Moral clarity is easier than institutional competence.
A lesson we should have learned by now
Those of us old enough to remember the mid-1990s will recall when the internet itself was widely described as “basically for porn”. Porn was early, visible, fast, and provocative. It exposed governance gaps before anyone had worked out what the internet was really for.
Then something dull happened. Email took over. Commerce followed. Logistics, research, infrastructure. Porn did not disappear, but it stopped defining the whole.
AI is in that same noisy adolescence. Sexual misuse is loud. Productive use is quieter. The difference now is that AI creates content rather than merely distributing it, which raises the stakes and demands stronger safeguards.
But the pattern is familiar. And the panic feels recycled.
The uncomfortable conclusion
The real failure here is not Elon Musk’s personality, nor the existence of Grok, nor even the fact that misuse occurred.
The failure is that, thirty years after the internet’s birth, we still treat digital systems as moral frontiers rather than critical infrastructure. We personalise systemic failures, ritualise outrage, and congratulate ourselves on being on the right side, while the underlying problems persist.
Musk deserves criticism. He does not deserve caricature. The intellectual left deserve to be heard.

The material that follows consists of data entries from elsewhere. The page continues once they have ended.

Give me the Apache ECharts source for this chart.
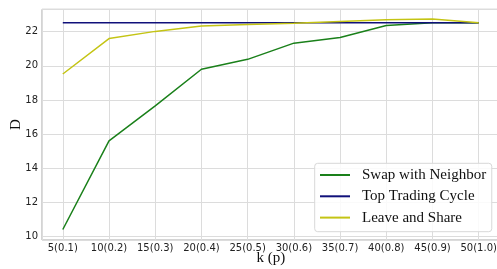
<!DOCTYPE html>
<html>
<head>
<meta charset="utf-8">
<script src="https://cdn.jsdelivr.net/npm/echarts@6/dist/echarts.min.js"></script>
<style>
  html, body { margin: 0; padding: 0; background: #fff; }
  #chart { width: 497px; height: 269px; }
</style>
</head>
<body>
<div id="chart"></div>
<script>
const kLabels = ['5(0.1)', '10(0.2)', '15(0.3)', '20(0.4)', '25(0.5)', '30(0.6)', '35(0.7)', '40(0.8)', '45(0.9)', '50(1.0)'];
const swapNeighbor = [10.4, 15.6, 17.65, 19.8, 20.38, 21.33, 21.66, 22.37, 22.52, 22.52];
const topTradingCycle = [22.52, 22.52, 22.52, 22.52, 22.52, 22.52, 22.52, 22.52, 22.52, 22.52];
const leaveShare = [19.52, 21.6, 22.02, 22.34, 22.43, 22.5, 22.6, 22.7, 22.74, 22.52];

const serif = '"Liberation Serif", "DejaVu Serif", serif';
const sans = '"DejaVu Sans", sans-serif';

function pairs(values) {
  return values.map((v, i) => [i, v]);
}

const chart = echarts.init(document.getElementById('chart'));

chart.setOption({
  animation: false,
  backgroundColor: '#fff',
  grid: {
    left: 42, right: -2.5, top: 9.3, bottom: 29,
    outerBoundsMode: 'none',
    containLabel: false,
    show: true, borderColor: '#a8a8a8', borderWidth: 1
  },
  xAxis: {
    type: 'value',
    min: -0.45, max: 9.45,
    splitNumber: 10,
    name: 'k (p)',
    nameLocation: 'middle',
    nameMoveOverlap: false,
    nameGap: 11,
    nameTextStyle: { fontFamily: serif, fontSize: 15, color: '#111', verticalAlign: 'top' },
    axisLine: { show: false },
    axisTick: { show: false },
    axisLabel: {
      showMinLabel: false, showMaxLabel: false,
      margin: 3,
      fontFamily: sans, fontSize: 10, color: '#222',
      formatter: v => (Number.isInteger(v) && kLabels[v]) ? kLabels[v] : ''
    },
    splitLine: { show: true, lineStyle: { color: '#dcdcdc', width: 1 } }
  },
  yAxis: {
    type: 'value',
    min: 9.785, max: 23.315,
    splitNumber: 6,
    name: 'D',
    nameLocation: 'middle',
    nameRotate: 90,
    nameMoveOverlap: false,
    nameGap: 18,
    nameTextStyle: { fontFamily: serif, fontSize: 15, color: '#111' },
    axisLine: { show: false },
    axisTick: { show: false },
    axisLabel: {
      showMinLabel: false, showMaxLabel: false,
      margin: 4,
      fontFamily: sans, fontSize: 10, color: '#222',
      formatter: v => Number.isInteger(v) ? String(v) : ''
    },
    splitLine: { show: true, lineStyle: { color: '#dcdcdc', width: 1 } }
  },
  legend: {
    orient: 'vertical',
    left: 314.7, top: 163.3,
    padding: [2.7, 5.6, 5.1, 5.3],
    itemWidth: 30, itemHeight: 2,
    itemGap: 3.3,
    icon: 'rect',
    backgroundColor: 'rgba(255,255,255,0.85)',
    borderColor: '#d8d8d8', borderWidth: 1, borderRadius: 3,
    textStyle: {
      fontFamily: serif, fontSize: 15, color: '#111',
      lineHeight: 18, padding: [0, 0, 0, 7]
    },
    data: ['Swap with Neighbor', 'Top Trading Cycle', 'Leave and Share']
  },
  series: [
    {
      name: 'Swap with Neighbor', type: 'line', data: pairs(swapNeighbor),
      symbol: 'none', color: '#1a801a', lineStyle: { width: 1.5 }
    },
    {
      name: 'Top Trading Cycle', type: 'line', data: pairs(topTradingCycle),
      symbol: 'none', color: '#10107a', lineStyle: { width: 1.5 }
    },
    {
      name: 'Leave and Share', type: 'line', data: pairs(leaveShare),
      symbol: 'none', color: '#c4c414', lineStyle: { width: 1.5 }
    }
  ]
});
</script>
</body>
</html>
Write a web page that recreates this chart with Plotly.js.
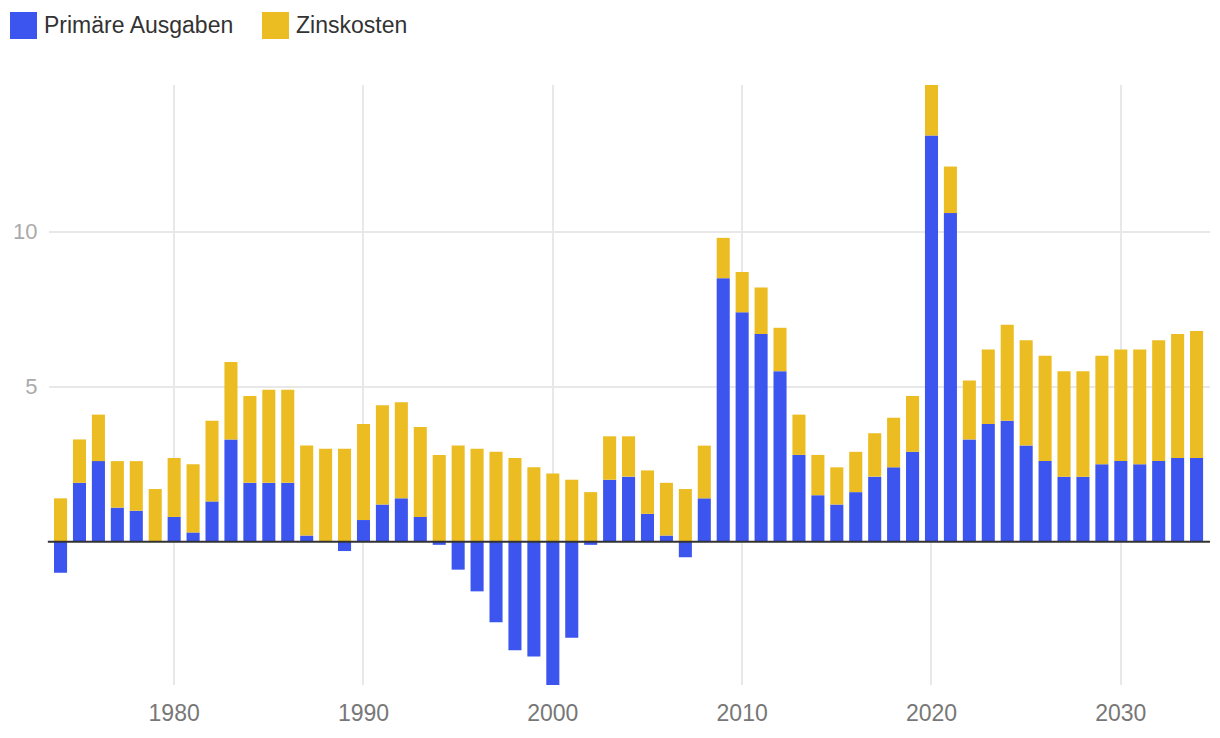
<!DOCTYPE html>
<html>
<head>
<meta charset="utf-8">
<script src="https://cdn.plot.ly/plotly-3.0.1.min.js"></script>
<style>html,body{margin:0;padding:0;background:#fff;}#chart{width:1220px;height:738px;}</style>
</head>
<body>
<div id="chart"></div>
<script>
const years = [1974,1975,1976,1977,1978,1979,1980,1981,1982,1983,1984,1985,1986,1987,1988,1989,
  1990,1991,1992,1993,1994,1995,1996,1997,1998,1999,2000,2001,2002,2003,2004,2005,2006,2007,2008,2009,
  2010,2011,2012,2013,2014,2015,2016,2017,2018,2019,2020,2021,2022,2023,2024,2025,2026,2027,2028,2029,
  2030,2031,2032,2033,2034];
const primaer = [-1.0,1.9,2.6,1.1,1.0,0,0.8,0.3,1.3,3.3,1.9,1.9,1.9,0.2,0,-0.3,
  0.7,1.2,1.4,0.8,-0.1,-0.9,-1.6,-2.6,-3.5,-3.7,-4.8,-3.1,-0.1,2.0,2.1,0.9,0.2,-0.5,1.4,8.5,
  7.4,6.7,5.5,2.8,1.5,1.2,1.6,2.1,2.4,2.9,13.1,10.6,3.3,3.8,3.9,3.1,2.6,2.1,2.1,2.5,
  2.6,2.5,2.6,2.7,2.7];
const zinsen = [1.4,1.4,1.5,1.5,1.6,1.7,1.9,2.2,2.6,2.5,2.8,3.0,3.0,2.9,3.0,3.0,
  3.1,3.2,3.1,2.9,2.8,3.1,3.0,2.9,2.7,2.4,2.2,2.0,1.6,1.4,1.3,1.4,1.7,1.7,1.7,1.3,
  1.3,1.5,1.4,1.3,1.3,1.2,1.3,1.4,1.6,1.8,1.7,1.5,1.9,2.4,3.1,3.4,3.4,3.4,3.4,3.5,
  3.6,3.7,3.9,4.0,4.1];
const seriesNames = ["Primäre Ausgaben", "Zinskosten"];
const xTickVals = [1980,1990,2000,2010,2020,2030];
const yTickVals = [5,10];

const colors = ["#3B55EE", "#EBBD22"];
const font = "'Liberation Sans', Arial, Helvetica, sans-serif";

const traces = [
  {type:'bar', x:years, y:primaer, name:seriesNames[0], marker:{color:colors[0]}, hoverinfo:'x+y'},
  {type:'bar', x:years, y:zinsen, name:seriesNames[1], marker:{color:colors[1]}, hoverinfo:'x+y'}
];

const legendShapes = [];
const legendAnn = [];
const legendX = [10, 262];
seriesNames.forEach((n,i)=>{
  legendShapes.push({type:'rect', xref:'paper', yref:'paper', layer:'above',
    x0:(legendX[i]-49)/1161, x1:(legendX[i]+27-49)/1161,
    y0:(738-53-12)/600, y1:(738-53-39)/600,
    fillcolor:colors[i], line:{width:0}});
  legendAnn.push({xref:'paper', yref:'paper', x:(legendX[i]+32-49)/1161, y:(738-53-25)/600,
    xanchor:'left', yanchor:'middle', showarrow:false, text:n,
    font:{family:font, size:23, color:'#333'}});
});

const layout = {
  width:1220, height:738,
  margin:{l:49, r:10, t:85, b:53},
  paper_bgcolor:'#fff', plot_bgcolor:'#fff',
  barmode:'relative', bargap:0.31,
  showlegend:false,
  font:{family:font, size:22, color:'#777'},
  xaxis:{range:[1973.39, 2034.71], tickvals:xTickVals, ticktext:xTickVals.map(String),
    showgrid:true, gridcolor:'#e8e8e8', gridwidth:2, zeroline:false, showline:false,
    ticks:'outside', ticklen:7, tickcolor:'rgba(0,0,0,0)',
    tickfont:{family:font, size:23, color:'#777'}},
  yaxis:{range:[-4.62, 14.73], tickvals:yTickVals, ticktext:yTickVals.map(String),
    showgrid:true, gridcolor:'#e8e8e8', gridwidth:2, zeroline:false, showline:false,
    ticks:'outside', ticklen:6, tickcolor:'rgba(0,0,0,0)',
    tickfont:{family:font, size:22, color:'#aaa'}},
  shapes:[{type:'line', xref:'paper', yref:'y', x0:-0.001, x1:1, y0:0, y1:0, layer:'above',
    line:{color:'#333', width:2}}].concat(legendShapes),
  annotations:legendAnn
};

Plotly.newPlot('chart', traces, layout, {displayModeBar:false, staticPlot:true});
</script>
</body>
</html>
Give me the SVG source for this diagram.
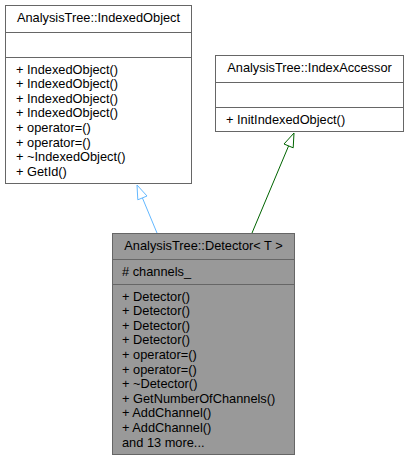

They do not deserve to dominate the conversation with theatre.
AI’s current association with sexual misuse says less about what the technology is for, and more about how every new general-purpose technology is tested at its moral edges before its everyday uses drown out the noise.
That is not a defence of Elon Musk.
It is a warning about how easily serious governance gets lost when everyone is enjoying the fight too much.